Mount Airy residents could soon see a new police force patrolling the town's streets.

At a public hearing scheduled for Jan. 11, the Mount Airy Town Council will discuss replacing the town's current contract with the Maryland State Police with a municipal force.


Mount Airy currently contracts with the Maryland State Police Resident Trooper Program, which supplies the town with five officers responsible for making traffic stops, patrolling the town and responding to 911 calls. The increased cost of sustaining that program though — the program's budgeted cost rose from $702,000 in 2012 to $900,998 in the current year, according to documentation from a study conducted by town officials — has driven officials to consider other possible options, said Mount Airy Mayor Patrick Rockinberg.

In the past, he said, the town explored other options for policing, but the cost of the trooper program fell and the issue was tabled. Now, it is time to really consider the matter, Rockinberg said.

The results of the town's study into the costs of retaining the trooper program and beginning a local force will be presented to the public at the January meeting, Rockinberg said.

"My point of view is it's pretty obvious," said Rockinberg, who said that the best option, to him and to other officials, appeared to be the creation of a municipal force.

"It's not that it's a bad program," he said of the resident trooper agreement. "It's a good program. I just think we can do better."

In addition to the question of rising costs, another factor in the council's decision to take on the issue of policing has been what seems to some like a shortage of officers and a high rate of turnover in one of the area's largest municipalities, according to Town Council President Peter Helt.

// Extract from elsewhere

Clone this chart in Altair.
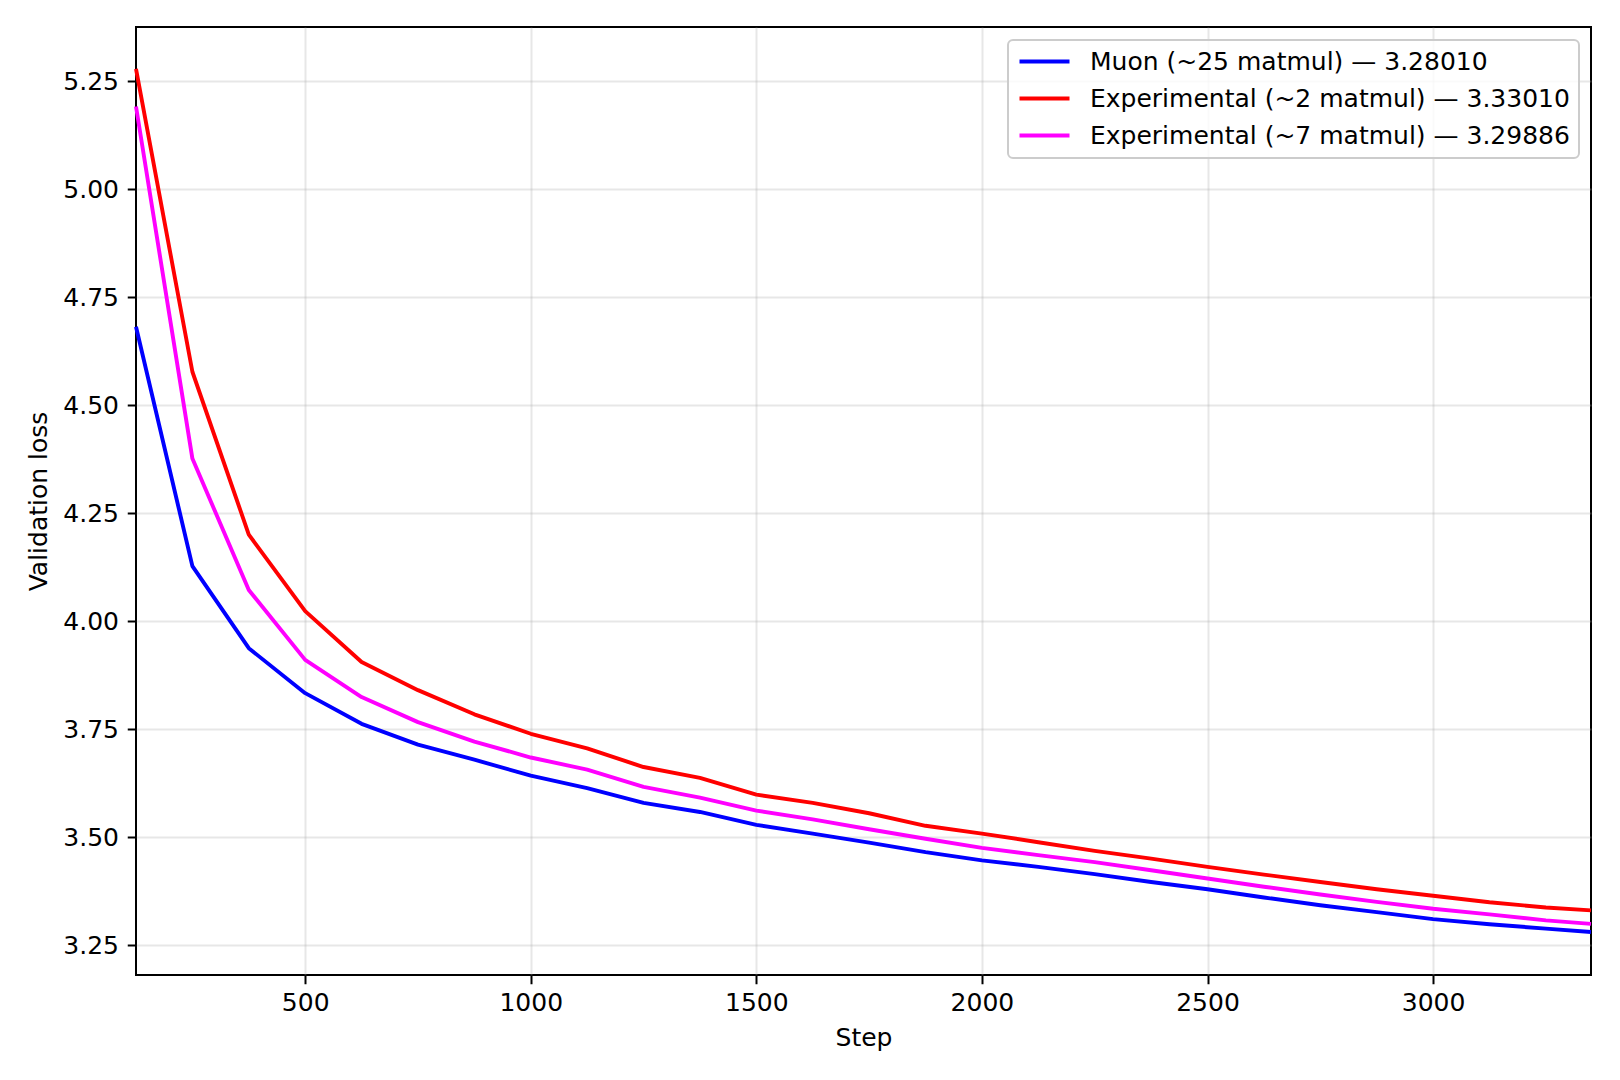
import altair as alt
import pandas as pd

steps = [125, 250, 375, 500, 625, 750, 875, 1000, 1125, 1250, 1375, 1500, 1625, 1750,
         1875, 2000, 2125, 2250, 2375, 2500, 2625, 2750, 2875, 3000, 3125, 3250, 3350]

muon = [4.681, 4.127, 3.937, 3.833, 3.762, 3.714, 3.679, 3.642, 3.613, 3.579, 3.558, 3.528,
        3.508, 3.487, 3.465, 3.446, 3.431, 3.414, 3.396, 3.379, 3.360, 3.342, 3.326, 3.310,
        3.298, 3.288, 3.2801]

exp2 = [5.278, 4.577, 4.200, 4.023, 3.905, 3.840, 3.784, 3.739, 3.705, 3.662, 3.637, 3.598,
        3.579, 3.555, 3.526, 3.508, 3.488, 3.468, 3.450, 3.431, 3.413, 3.396, 3.379, 3.364,
        3.349, 3.337, 3.3301]

exp7 = [5.191, 4.376, 4.072, 3.910, 3.824, 3.766, 3.721, 3.684, 3.656, 3.616, 3.591, 3.561,
        3.541, 3.518, 3.496, 3.475, 3.458, 3.442, 3.423, 3.404, 3.385, 3.367, 3.350, 3.334,
        3.321, 3.307, 3.29886]

series_names = ["Muon (~25 matmul) \u2014 3.28010",
                "Experimental (~2 matmul) \u2014 3.33010",
                "Experimental (~7 matmul) \u2014 3.29886"]
series_colors = ["#0000ff", "#ff0000", "#ff00ff"]

x_ticks = [500, 1000, 1500, 2000, 2500, 3000]
y_ticks = [3.25, 3.50, 3.75, 4.00, 4.25, 4.50, 4.75, 5.00, 5.25]

rows = []
for order, (name, vals) in enumerate(zip(series_names, [muon, exp2, exp7])):
    for s, v in zip(steps, vals):
        rows.append({"step": s, "loss": v, "series": name, "order": order})
df = pd.DataFrame(rows)

FONT = "DejaVu Sans"

chart = alt.Chart(df).mark_line(strokeWidth=3.9, strokeJoin="round", strokeCap="butt").encode(
    x=alt.X("step:Q", title="Step",
            scale=alt.Scale(domain=[125, 3350], nice=False, zero=False),
            axis=alt.Axis(values=x_ticks, format="d", titlePadding=10, labelPadding=7)),
    y=alt.Y("loss:Q", title="Validation loss",
            scale=alt.Scale(domain=[3.1806, 5.375], nice=False, zero=False),
            axis=alt.Axis(values=y_ticks, format=".2f", titlePadding=11)),
    color=alt.Color("series:N",
                    scale=alt.Scale(domain=series_names, range=series_colors),
                    legend=alt.Legend(title=None, orient="none", legendX=872, legendY=13,
                                      symbolType="M-2.5,0H2.5", symbolSize=400,
                                      symbolStrokeWidth=3.9, symbolOffset=15,
                                      labelOffset=33, rowPadding=11,
                                      labelFont=FONT, labelFontSize=25, labelColor="black",
                                      labelLimit=1000,
                                      padding=9, fillColor="rgba(255,255,255,0.8)",
                                      strokeColor="#cccccc", cornerRadius=5)),
    order=alt.Order("order:Q"),
    detail="series:N",
).properties(
    width=1455,
    height=948,
    autosize=alt.AutoSizeParams(type="none"),
    padding={"left": 128, "top": 19, "right": 20, "bottom": 90},
).configure_view(
    stroke="black", strokeWidth=2
).configure_axis(
    domain=False,
    grid=True, gridColor="#b0b0b0", gridOpacity=0.3, gridWidth=2,
    ticks=True, tickColor="black", tickSize=8.75, tickWidth=2,
    labelFont=FONT, labelFontSize=25, labelColor="black", labelPadding=8.75,
    titleFont=FONT, titleFontSize=25, titleFontWeight="normal", titleColor="black",
).configure_legend(
    strokeWidth=2
)

chart.save("out.html", embed_options={"renderer": "svg", "actions": False})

In recent years, Helt said, the program has seen a high rate of turnover that concerns some town officials. Officers are being transferred out before they even get a sense of direction around Mount Airy, he said.

He also said he'd like to see more officers around Mount Airy. Ideally, he said, he'd love to see about 10 officers assigned to the town.

"The more, the better," Helt said.

While transitioning away from the resident trooper program could come with a big price tag in the first couple years of implementation — $935,216 in total, according to the town study — Helt said the research done by the town shows that the costs will even out over time and, eventually, maintaining the town force will cost less than maintaining the state police program. Once the town force is established and operating, the town study indicated the yearly cost would be $701,290.

In a town whose boundaries cross county lines though, policing can be a complicated matter, Helt said, adding that there could be issues regarding jurisdiction if the town contracted with Carroll County or Frederick County for police services. But it's worth considering all options available, he said.

"We're breaking new ground," Helt said.

Sgt. Marc Black, a spokesperson for the Maryland State Police, said the department had no comment on the Mount Airy situation. Lt. Patrick M. McCrory, commander of the Westminster Barrack, will be at the meeting, Black said.